Countries in Asia continue to suffer from the damaging impacts of infectious disease, including HIV/AIDS, avian influenza, malaria and tuberculosis (TB), which cross national boundaries. Southeast Asia in particular is susceptible to new diseases and drug resistant strains of tuberculosis and malaria.  Hunger and vulnerability to hunger also persist in Asia, which is home to nearly two-thirds of the world’s poor. For example, there are approximately 536 million undernourished individuals in Asia, including close to 20% of children under age 5 in Southeast Asia and 40% in South Asia.

USAID helps countries stop the spread of HIV/AIDS by implementing replicable prevention, care and treatment model programs that target most-at-risk populations in Burma, Laos and Thailand. USAID helps Asia-Pacific countries address the spread of TB and multi-drug resistant (MDR) TB by scaling up new diagnostic tools; providing technical assistance for lab systems strengthening; training national and non-governmental staff in MDR-TB and TB case management; and advancing operational research on the implementation of new approaches and tools, especially in border areas. Through the President’s Malaria Initiative (PMI), USAID implements programs to control the development and spread of drug-resistant malaria, through personal protection, rapid and high quality case management, drug quality control and disease surveillance.  USAID and the Thai Government have also launched their first ‘trilateral aid’ effort, combining expertise and other resources to reduce multidrug resistant malaria along the Thai/Burma border.  Through PMI, six countries in the region have an established surveillance network to monitor anti-malarial drug resistance. USAID builds on accomplishments in the effort to combat avian influenza by strengthening the ability of countries to detect and contain emerging infectious disease—at their source in animal reservoirs—before such pathogens threaten global public health. USAID has also partnered with the Australian Agency for International Development (AusAID) to identify and mitigate emerging infectious disease risk throughout the Mekong region.

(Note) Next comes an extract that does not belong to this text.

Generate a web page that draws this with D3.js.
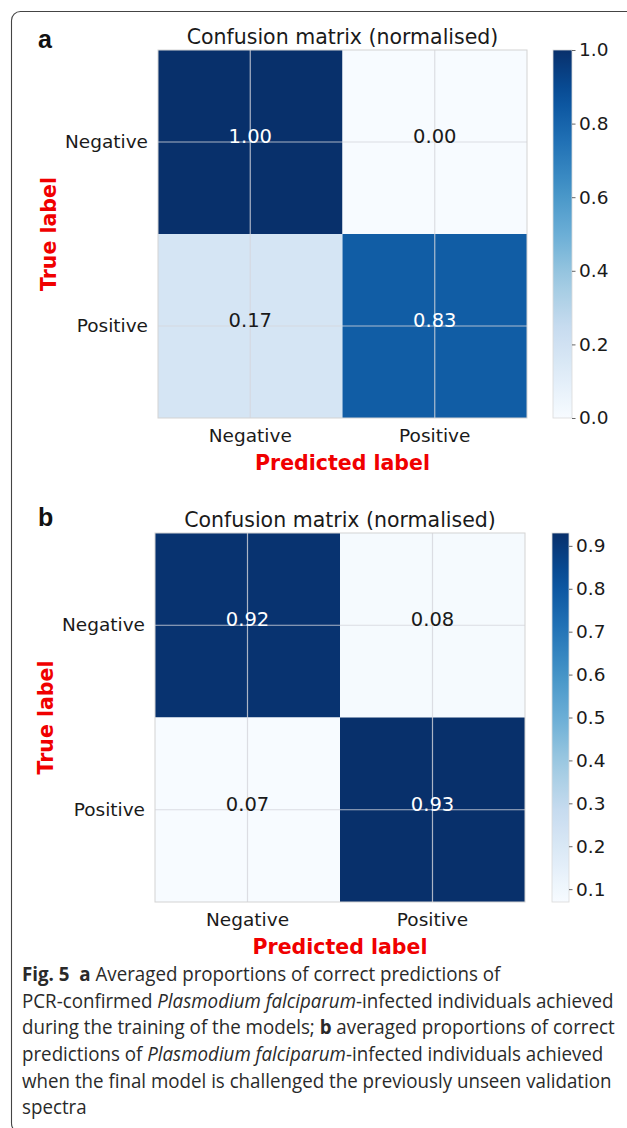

The issue of human trafficking has become a global concern, and most directly affects Asia. About 600,000 to 800,000 people are trafficked annually in the region, of which an estimated 250,000 are from Southeast Asia and an additional 150,000 from South Asia.  USAID and the MTV EXIT (End Exploitation and Trafficking) Foundation work together to raise awareness about—and increase prevention of—human trafficking and exploitation across Asia.  This public-private partnership harnesses the power of local and international musicians and celebrities through on-air, online and on-the-ground actions designed to reach young adults who are at risk of becoming victims of the trafficking chain.

The MTV EXIT campaign has organized 30 concert events across Asia coupled with National Youth Sessions, youth roadshows, documentaries and more than 100 multimedia products produced for television and the internet.  Combined, these have reached an estimated 300 million people in Asia with messages aimed at increasing awareness of the threat of human trafficking.  Live events and multi-media products draw on important financial and other support from the private sector, non-governmental organizations and local governments. The campaign in Asia is funded in partnership with the Australian Agency for International Development (AusAID) and the international non-governmental organization, WalkFree, and is endorsed by the Association of Southeast Asian Nations (ASEAN).